IN WITNESS WHEREOF, said Corporation has caused this Amended and Restated Certificate of Incorporation to be signed by its duly authorized officers on this 22nd day of October, 2018.

 

 

QUICK START HOLDINGS, INC.

 

/s/ Paul Moody

By: Paul Moody, its CEO and Director

 

 

 

CERTIFICATE OF AMENDMENT

TO

THE AMENDED AND RESTATED CERTIFICATE OF INCORPORATION

OF

QUICK START HOLDINGS, INC.

 

QUICK START HOLDINGS, INC., a corporation organized and existing under and by virtue of the General Corporation Law of the State of Delaware, in accordance with the provisions of Sections 228 and 242 thereof, does hereby certify:

 

FIRST: The name of the corporation is Quick Start Holdings, Inc. (hereinafter referred to as the “Corporation”).

 

SECOND: The original Certificate of Incorporation of Quick Start Holdings, Inc. was filed with the Secretary of State of the State of Delaware on September 4, 2018 (the “Original Certificate of Incorporation”). An Amended and Restated Certificate of Incorporation was filed with the Secretary of State of the State of Delaware on October 22, 2018 (the “Amended and Restated Certificate of Incorporation”). A Certificate of Correction was filed with the Secretary of State of the State of Delaware on October 25, 2018 (the “Certificate of Correction” and, together with the Original Certificate of Incorporation and the Amended and Restated Certificate of Incorporation, the “Certificate of Incorporation”). Capitalized terms used herein and not otherwise defined shall have their respective meanings as set forth in the Certificate of Incorporation.

 

THIRD: Pursuant to the unanimous written consent of the Board of Directors of the Corporation in accordance with Section 141(f) of the DGCL, resolutions were adopted setting forth a proposed amendment to Article 18 of the Certificate of Incorporation, declaring said amendment to be advisable and requested the consent of the vote of stockholders having the minimum number of votes that would be necessary to take such action at a meeting for consideration thereof in accordance with Section 228 of the DGCL.

 

FOURTH: Article 18 of the Certificate of Incorporation shall be amended as follows:

 

“18. Forum Selection: Unless the Corporation consents in writing to the selection of an alternative forum, the Court of Chancery of the State of Delaware shall be the sole and exclusive forum for (i) any derivative action or proceeding brought on behalf of the Corporation, (ii) any action asserting a claim of breach of fiduciary duty owed by any director, officer or other employee of the Corporation to the Corporation or the Corporation’s stockholders, (iii) any action asserting a claim arising pursuant to any provision of the DGCL, or (iv) any action asserting a claim governed by the internal affairs doctrine.
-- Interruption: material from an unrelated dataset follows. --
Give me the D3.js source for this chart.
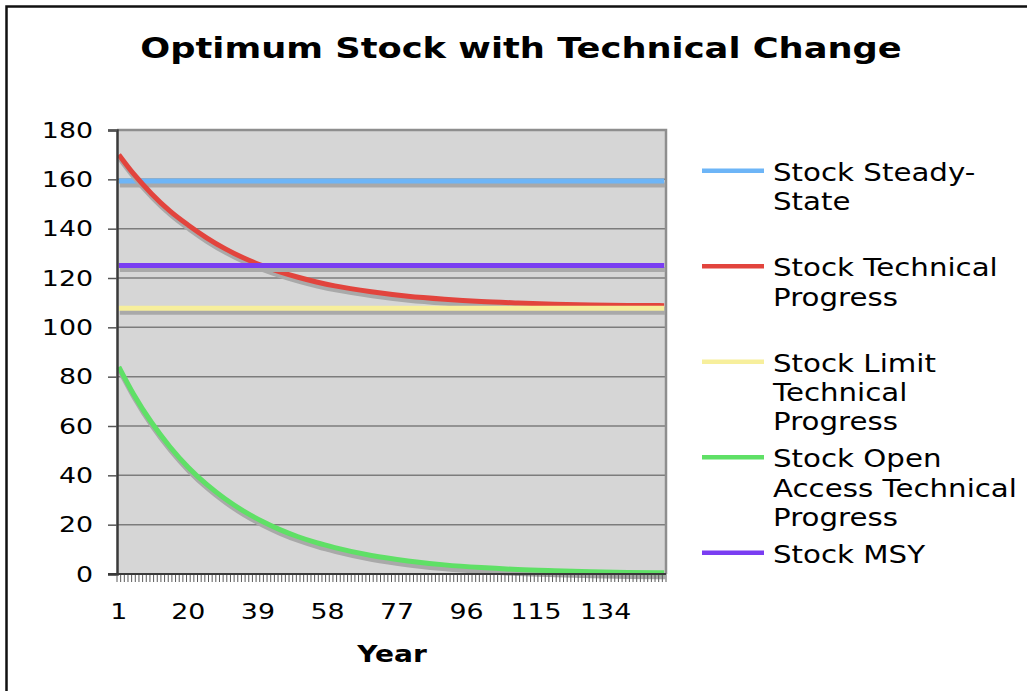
<!DOCTYPE html>
<html>
<head>
<meta charset="utf-8">
<script src="https://cdn.jsdelivr.net/npm/d3@7"></script>
<style>
    body { margin: 0; background: #fff; }
    text { font-family: "DejaVu Sans", Verdana, sans-serif; fill: #000; }
</style>
</head>
<body>
<div id="chart"></div>
<script>

// categories (years 1..150) and labelled ticks
let years = d3.range(1, 151);
let tickYears = [1, 20, 39, 58, 77, 96, 115, 134];
let yTicks = [0, 20, 40, 60, 80, 100, 120, 140, 160, 180];

let sampleYears = [1, 5, 10, 15, 20, 25, 30, 35, 40, 45, 50, 55, 60, 70, 80, 90, 100, 110, 120, 130, 140, 150];
let stockTechProgress = [170, 162.3, 154.1, 147.1, 141.4, 136.3, 131.9, 128.2, 125.1, 122.5, 120.3, 118.4, 116.8, 114.4, 112.6, 111.4, 110.5, 109.9, 109.4, 109.1, 108.9, 108.8];
let stockOpenAccess = [84, 73.0, 61.3, 51.5, 43.2, 36.3, 30.5, 25.6, 21.5, 18.0, 15.1, 12.7, 10.7, 7.5, 5.3, 3.7, 2.6, 1.8, 1.3, 0.9, 0.6, 0.5];

// flat series
let stockSteadyState = 159.3;
let stockLimit = 107.7;
let stockMSY = 125.1;

let seriesNames = ["Stock Steady-State", "Stock Technical Progress", "Stock Limit Technical Progress", "Stock Open Access Technical Progress", "Stock MSY"];
let legendLines = [["Stock Steady-", "State"], ["Stock Technical", "Progress"], ["Stock Limit", "Technical", "Progress"], ["Stock Open", "Access Technical", "Progress"], ["Stock MSY"]];
let seriesColors = ["#6db5f7", "#e2443d", "#f7ef9c", "#5fe066", "#7a3df2"];

// text in the picture is stretched sideways
const SX = 1.22;

class LineVis {

    constructor(parentElement) {
        this.parentElement = parentElement;
        this.initVis();
    }

    initVis() {
        let vis = this;

        vis.width = 1027;
        vis.height = 691;
        vis.plot = {left: 117, right: 666, top: 130, bottom: 574};

        vis.svg = d3.select("#" + vis.parentElement).append("svg")
            .attr("width", vis.width)
            .attr("height", vis.height);

        // outer frame, runs off the right and bottom edge
        vis.svg.append("rect")
            .attr("x", 6.5).attr("y", 6.5)
            .attr("width", 1200).attr("height", 900)
            .attr("fill", "#fff")
            .attr("stroke", "#111")
            .attr("stroke-width", 2.5);

        vis.x = d3.scaleBand()
            .domain(years)
            .range([vis.plot.left, vis.plot.right])
            .padding(0);

        vis.y = d3.scaleLinear()
            .domain([0, 180])
            .range([vis.plot.bottom, vis.plot.top]);

        vis.cx = d => vis.x(d) + vis.x.bandwidth() / 2;

        // title
        vis.svg.append("text")
            .attr("transform", `translate(521, 58) scale(1.26,1)`)
            .attr("text-anchor", "middle")
            .style("font-weight", "bold")
            .style("font-size", "28px")
            .text("Optimum Stock with Technical Change");

        // plot background
        vis.svg.append("rect")
            .attr("x", vis.plot.left).attr("y", vis.plot.top)
            .attr("width", vis.plot.right - vis.plot.left)
            .attr("height", vis.plot.bottom - vis.plot.top)
            .attr("fill", "#d6d6d6");

        // gridlines
        vis.svg.append("g").selectAll("line")
            .data(yTicks.slice(1))
            .enter().append("line")
            .attr("x1", vis.plot.left).attr("x2", vis.plot.right)
            .attr("y1", d => vis.y(d)).attr("y2", d => vis.y(d))
            .attr("stroke", "#7c7c7c")
            .attr("stroke-width", 1.5);

        // plot border top + right (gray)
        vis.svg.append("path")
            .attr("d", `M${vis.plot.left},${vis.plot.top}H${vis.plot.right}V${vis.plot.bottom}`)
            .attr("fill", "none")
            .attr("stroke", "#8e8e8e")
            .attr("stroke-width", 2.5);

        vis.wrangleData();
    }

    wrangleData() {
        let vis = this;

        let curve = vals => sampleYears.map((yr, i) => ({year: yr, value: vals[i]}));
        let flat = v => [{year: years[0], value: v}, {year: years[years.length - 1], value: v}];

        vis.series = [
            {name: seriesNames[0], color: seriesColors[0], values: flat(stockSteadyState)},
            {name: seriesNames[1], color: seriesColors[1], values: curve(stockTechProgress)},
            {name: seriesNames[2], color: seriesColors[2], values: flat(stockLimit)},
            {name: seriesNames[3], color: seriesColors[3], values: curve(stockOpenAccess)},
            {name: seriesNames[4], color: seriesColors[4], values: flat(stockMSY)}
        ];

        vis.updateVis();
    }

    updateVis() {
        let vis = this;

        let line = d3.line()
            .x(d => vis.cx(d.year))
            .y(d => vis.y(d.value))
            .curve(d3.curveMonotoneX);

        // shadow under each line, then the coloured line (in series order, like the original)
        vis.series.forEach(s => {
            vis.svg.append("path")
                .datum(s.values)
                .attr("d", line)
                .attr("transform", "translate(1,4)")
                .attr("fill", "none")
                .attr("stroke", "#a9a9a9")
                .attr("stroke-width", 5);

            vis.svg.append("path")
                .datum(s.values)
                .attr("d", line)
                .attr("fill", "none")
                .attr("stroke", s.color)
                .attr("stroke-width", 5);
        });

        // y axis
        let yAxis = d3.axisLeft(vis.y)
            .tickValues(yTicks)
            .tickSize(9)
            .tickPadding(0);

        let gy = vis.svg.append("g")
            .attr("transform", `translate(${vis.plot.left},0)`)
            .call(yAxis);
        gy.select(".domain").attr("stroke", "#3a3a3a").attr("stroke-width", 2.5);
        gy.selectAll(".tick line").attr("stroke", "#555").attr("stroke-width", 1.5);
        gy.selectAll(".tick text")
            .attr("x", -24 / SX)
            .attr("transform", `scale(${SX},1)`)
            .style("font-size", "22px")
            .style("font-family", "DejaVu Sans");

        // x axis: minor ticks on every category boundary
        vis.svg.append("g").selectAll("line")
            .data(years.concat(["end"]))
            .enter().append("line")
            .attr("x1", d => d === "end" ? vis.plot.right : vis.x(d))
            .attr("x2", d => d === "end" ? vis.plot.right : vis.x(d))
            .attr("y1", vis.plot.bottom)
            .attr("y2", vis.plot.bottom + 8)
            .attr("stroke", "#5a5a5a")
            .attr("stroke-width", 1);

        let xAxis = d3.axisBottom(vis.x)
            .tickValues(tickYears)
            .tickSize(0);

        let gx = vis.svg.append("g")
            .attr("transform", `translate(0,${vis.plot.bottom})`)
            .call(xAxis);
        gx.select(".domain").remove();
        gx.selectAll(".tick text")
            .attr("y", 45)
            .attr("dy", 0)
            .attr("transform", `scale(${SX},1)`)
            .style("font-size", "22px")
            .style("font-family", "DejaVu Sans");

        vis.svg.append("line")
            .attr("x1", vis.plot.left - 9).attr("x2", vis.plot.right)
            .attr("y1", vis.plot.bottom).attr("y2", vis.plot.bottom)
            .attr("stroke", "#3a3a3a")
            .attr("stroke-width", 2);

        // axis title
        vis.svg.append("text")
            .attr("transform", `translate(392, 662) scale(${SX},1)`)
            .attr("text-anchor", "middle")
            .style("font-weight", "bold")
            .style("font-size", "23px")
            .text("Year");

        // legend
        let legendTop = 170.7, legendStep = 95.5;
        let entry = vis.svg.append("g").selectAll("g")
            .data(vis.series)
            .enter().append("g")
            .attr("transform", (d, i) => `translate(702, ${legendTop + i * legendStep})`);

        entry.append("line")
            .attr("x1", 0).attr("x2", 62)
            .attr("stroke", d => d.color)
            .attr("stroke-width", 4.5);

        entry.each(function(d, i) {
            d3.select(this).selectAll("text")
                .data(legendLines[i])
                .enter().append("text")
                .attr("transform", (t, j) => `translate(71, ${10 + j * 29.3}) scale(${SX},1)`)
                .style("font-size", "24px")
                .text(t => t);
        });
    }
}

new LineVis("chart");
</script>
</body>
</html>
Any person or entity purchasing or otherwise acquiring any interest in shares of capital stock of the Corporation shall be deemed to have notice of and consented to the provisions of this Article. The provisions of this Article do not preclude or contract the scope of exclusive federal or concurrent jurisdiction for suits brought to enforce any duty or liability created by the Securities Exchange Act of 1934, as amended, or the Securities Act of 1933, as amended, and the respective rules and regulations thereunder.”

 

FIFTH: That thereafter, pursuant to the resolution of the Corporation’s Board of Directors, written consent by the requisite vote by the majority stockholders entitled to vote in lieu of a meeting in accordance with Section 228 of the DGCL voted in favor of the amendment.

 

SIXTH: That said amendment was duly adopted in accordance with the provisions of Section 242 of the DGCL.

 

IN WITNESS WHEREOF, said Corporation has caused this Certificate of Amendment to the Amended and Restated Certificate of Incorporation to be signed this 19th day of February 2019.